The alternative viewpoint might be that the process of technological change should be governed in public interests by public agencies because they have abilities to weigh costs and benefits of different technological regimes and choose more suitable direction for social interests. In fact, this is an alternative representation of the old discussion about virtues of “the invisible hand” and the opinion, like of Stiglitz (2001), that this hand “is simply not there”, and the diversity of the theories of modern economics does not provide us any uniformity. However, even if we assume that the problem of regulatory capture is not relevant to the issue, and that the regulator is able to understand social interests and bases its actions on this understanding, we still cannot escape from the problems of epistemological limitations, transaction costs and information asymmetry, and, thus, we do not have reasons to believe that public agencies are able to govern the process of technological change better than market mechanisms.

The phenomenon of sunk costs has a deterring effect on the adoption of non-mainstream innovations by incumbents, while for potential new entrants this issue does not exist if they have not invested yet in currently presented technological solutions and they might be eager to jump into an alternative technological paradigm. However, if resources in the industry are under the total control of incumbents, then their decision about the use of such resources can not be free from the influence of the previous investments, i.e. the presence of sunk costs heavily affects the direction of technological change if the decision making is centralised in the hands of the main players. Therefore, if regulation contributes to such centralised decision making and if the outcome of the decision making is affected by the presence of sunk costs, then this contribution shapes the entire way of technological change.
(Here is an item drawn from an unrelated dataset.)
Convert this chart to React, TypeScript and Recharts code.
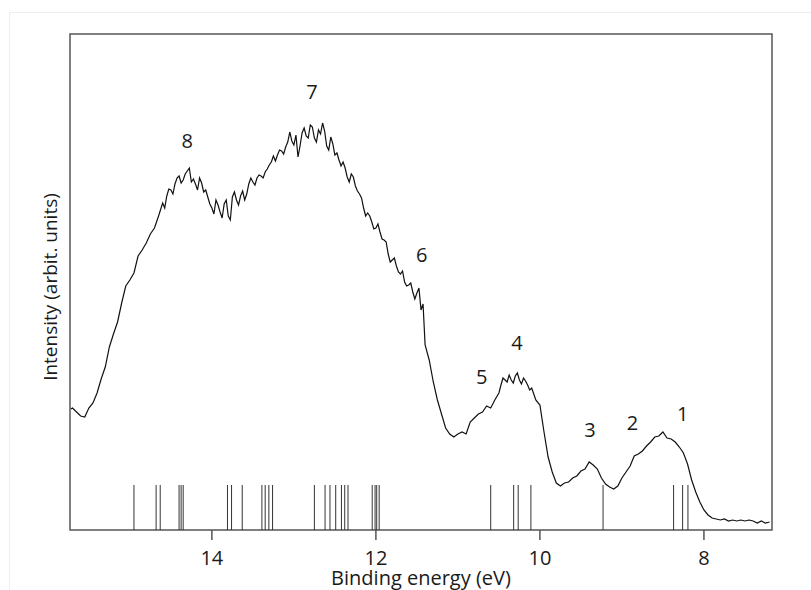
import React from 'react';
import {
  ComposedChart,
  Line,
  XAxis,
  YAxis,
  ReferenceLine,
  ReferenceArea,
  Scatter,
  Customized,
} from 'recharts';

// Binding energy (eV) of each spectrum sample, left to right
const energies = [
  15.72, 15.70, 15.65, 15.60, 15.55, 15.50, 15.45, 15.40, 15.35, 15.30, 15.25, 15.20, 15.15, 15.10, 15.05,
  15.00, 14.95, 14.90, 14.85, 14.80, 14.75, 14.70, 14.65, 14.60, 14.575, 14.55, 14.525, 14.50, 14.475,
  14.45, 14.425, 14.40, 14.375, 14.35, 14.325, 14.30, 14.275, 14.25, 14.225, 14.20, 14.175, 14.15, 14.125,
  14.10, 14.075, 14.05, 14.025, 14.00, 13.975, 13.95, 13.925, 13.90, 13.875, 13.85, 13.825, 13.80, 13.775,
  13.75, 13.725, 13.70, 13.675, 13.65, 13.625, 13.60, 13.575, 13.55, 13.525, 13.50, 13.475, 13.45, 13.425,
  13.40, 13.375, 13.35, 13.325, 13.30, 13.275, 13.25, 13.225, 13.20, 13.175, 13.15, 13.125, 13.10, 13.075,
  13.05, 13.025, 13.00, 12.975, 12.95, 12.925, 12.90, 12.875, 12.85, 12.825, 12.80, 12.775, 12.75, 12.725,
  12.70, 12.675, 12.65, 12.625, 12.60, 12.575, 12.55, 12.525, 12.50, 12.475, 12.45, 12.425, 12.40, 12.375,
  12.35, 12.325, 12.30, 12.275, 12.25, 12.225, 12.20, 12.175, 12.15, 12.125, 12.10, 12.075, 12.05, 12.025,
  12.00, 11.975, 11.95, 11.925, 11.90, 11.875, 11.85, 11.825, 11.80, 11.775, 11.75, 11.725, 11.70, 11.675,
  11.65, 11.625, 11.60, 11.575, 11.55, 11.525, 11.50, 11.475, 11.45, 11.425, 11.40, 11.35, 11.30, 11.25,
  11.20, 11.15, 11.10, 11.05, 11.00, 10.95, 10.90, 10.85, 10.80, 10.75, 10.70, 10.65, 10.60, 10.55, 10.50,
  10.475, 10.45, 10.425, 10.40, 10.375, 10.35, 10.325, 10.30, 10.275, 10.25, 10.225, 10.20, 10.175, 10.15,
  10.125, 10.10, 10.05, 10.00, 9.95, 9.90, 9.85, 9.80, 9.75, 9.70, 9.65, 9.60, 9.55, 9.50, 9.45, 9.40,
  9.35, 9.30, 9.25, 9.20, 9.15, 9.10, 9.05, 9.00, 8.95, 8.90, 8.85, 8.80, 8.75, 8.70, 8.65, 8.60, 8.55,
  8.50, 8.45, 8.40, 8.35, 8.30, 8.25, 8.20, 8.15, 8.10, 8.05, 8.00, 7.95, 7.90, 7.85, 7.80, 7.75, 7.70,
  7.65, 7.60, 7.55, 7.50, 7.45, 7.40, 7.35, 7.30, 7.25, 7.20,
];

// Intensity (arbitrary units) for each energy above
const intensities = [
  121, 122, 118, 114, 113, 122, 127, 137, 151, 163, 183, 196, 208, 227, 244,
  250, 257, 274, 280, 287, 296, 302, 314, 327, 322, 334, 341, 340, 336,
  346, 352, 354, 347, 350, 356, 359, 362, 348, 351, 346, 340, 352, 347,
  338, 340, 333, 326, 322, 316, 330, 325, 318, 312, 326, 330, 314, 310,
  333, 338, 330, 325, 334, 339, 330, 336, 346, 352, 348, 345, 352, 355,
  354, 352, 358, 361, 365, 368, 374, 369, 375, 380, 379, 376, 383, 388,
  398, 389, 385, 395, 373, 384, 397, 402, 394, 392, 405, 403, 392, 388,
  400, 396, 407, 399, 384, 380, 393, 386, 375, 377, 370, 364, 368, 362,
  353, 348, 356, 353, 344, 339, 336, 332, 322, 314, 317, 314, 308, 301,
  302, 306, 298, 291, 290, 288, 276, 268, 270, 272, 264, 258, 256, 259,
  248, 244, 245, 247, 238, 231, 237, 242, 220, 226, 185, 170, 148, 130,
  116, 102, 96, 93, 96, 98, 96, 108, 112, 116, 118, 124, 122, 130, 137,
  145, 152, 150, 148, 155, 150, 147, 154, 157, 150, 146, 152, 149, 145,
  140, 142, 130, 125, 98, 73, 58, 47, 44, 47, 48, 52, 54, 59, 61, 68,
  65, 61, 52, 46, 43, 41, 44, 52, 58, 64, 74, 76, 79, 84, 88, 93, 94,
  98, 92, 91, 88, 83, 77, 66, 50, 38, 28, 20, 15, 12, 11, 10, 11, 9,
  10, 9, 10, 9, 10, 9, 7, 9, 7, 8,
];

// Calculated ionisation energies shown as sticks (eV)
const stickEnergies = [
  14.95, 14.68, 14.63, 14.4, 14.375, 14.35, 13.81, 13.76, 13.63, 13.39, 13.35, 13.305, 13.26,
  12.75, 12.62, 12.56, 12.49, 12.42, 12.38, 12.34, 12.045, 12.01, 11.99, 11.96,
  10.6, 10.32, 10.265, 10.11, 9.23, 8.37, 8.26, 8.195,
];
const stickHeight = 45;

// Peak labels
const peakNames = ['8', '7', '6', '5', '4', '3', '2', '1'];
const peakLabelEnergies = [14.3, 12.78, 11.44, 10.71, 10.28, 9.39, 8.87, 8.26];
const peakLabelHeights = [389, 438, 275, 153, 187, 100, 107, 116];

const xTicks = [14, 12, 10, 8];
const xDomain = [7.17, 15.73];
const yDomain = [0, 496];

const FONT = "'Open Sans', sans-serif";
const TEXT = '#1a1a1a';

const spectrum = energies.map((e, k) => ({ e, i: intensities[k] }));
const peaks = peakNames.map((name, k) => ({ e: peakLabelEnergies[k], i: peakLabelHeights[k], name }));

const PeakText = (props: any) => {
  const { cx, cy, payload } = props;
  return (
    <text x={cx} y={cy + 7} textAnchor="middle" fontSize={20} fontFamily={FONT} fill={TEXT}>
      {payload.name}
    </text>
  );
};

const Titles = () => (
  <g>
    <text x={421} y={585} textAnchor="middle" fontSize={20} fontFamily={FONT} fill={TEXT}>
      Binding energy (eV)
    </text>
    <text
      x={56.5}
      y={287}
      transform="rotate(-90 56.5 287)"
      textAnchor="middle"
      fontSize={19}
      fontFamily={FONT}
      fill={TEXT}
    >
      Intensity (arbit. units)
    </text>
  </g>
);

export default function App() {
  return (
    <div style={{ position: 'absolute', left: 0, top: 0, width: 811, height: 590, background: '#fff' }}>
      <div
        style={{
          position: 'absolute',
          left: 9,
          top: 12,
          width: 820,
          height: 600,
          border: '1px solid #eeeeee',
          boxSizing: 'border-box',
        }}
      />
      <div style={{ position: 'absolute', left: 0, top: 0 }}>
        <ComposedChart width={811} height={590} margin={{ top: 34, right: 39, bottom: 0, left: 70 }}>
          <XAxis
            type="number"
            dataKey="e"
            domain={xDomain}
            reversed
            ticks={xTicks}
            allowDataOverflow
            axisLine={false}
            tickSize={10}
            tickMargin={11}
            height={60}
            tickLine={{ stroke: '#555', strokeWidth: 1.5 }}
            tick={{ fontSize: 20, fontFamily: FONT, fill: TEXT }}
          />
          <YAxis type="number" dataKey="i" domain={yDomain} hide allowDataOverflow />
          {stickEnergies.map((e, k) => (
            <ReferenceLine
              key={k}
              segment={[
                { x: e, y: 0 },
                { x: e, y: stickHeight },
              ]}
              stroke="#333"
              strokeWidth={1}
            />
          ))}
          <Line
            data={spectrum}
            dataKey="i"
            type="linear"
            dot={false}
            stroke="#111"
            strokeWidth={1.2}
            isAnimationActive={false}
          />
          <Scatter data={peaks} dataKey="i" shape={PeakText} isAnimationActive={false} />
          <ReferenceArea
            x1={xDomain[1]}
            x2={xDomain[0]}
            y1={yDomain[0]}
            y2={yDomain[1]}
            fill="none"
            fillOpacity={0}
            stroke="#555"
            strokeWidth={1.5}
          />
          <Customized component={Titles} />
        </ComposedChart>
      </div>
    </div>
  );
}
Meanwhile, active participation of newcomers in innovation activity may facilitate the process of creative destruction and, thereby, result not only in positive economic effects, but also in alleviation of socio-economic problems (see., e.g., an analysis of the impact of this process on income inequalities in Antonelli and Agnieszka 2016).

Nowadays the LTE camp analyses the possibility to use the technology in the unlicensed radio bands and considers that technology is able to be adopted by private entities as an analogy of Wi-Fi. The same was heard in 2004 - 2010 from the disruptors of the mainstream market, but now the ideas of the disruptive innovation have been transformed into the sustaining innovation of the orthodox part of the industry. Furthermore, now the regulation moves towards such experiments, but, again, this movement supports the mainstream. It shows that regulation is able to support evolution of established technologies and adjust itself to sustaining innovations, but if leaders win in battles of sustaining innovations and entrants have opportunities to beat incumbents when disruptive innovations emerge (Christensen 2006), then this is the regulatory regime that does not leave chances to change the landscape of the core of the industry but not the superiority of the leaders.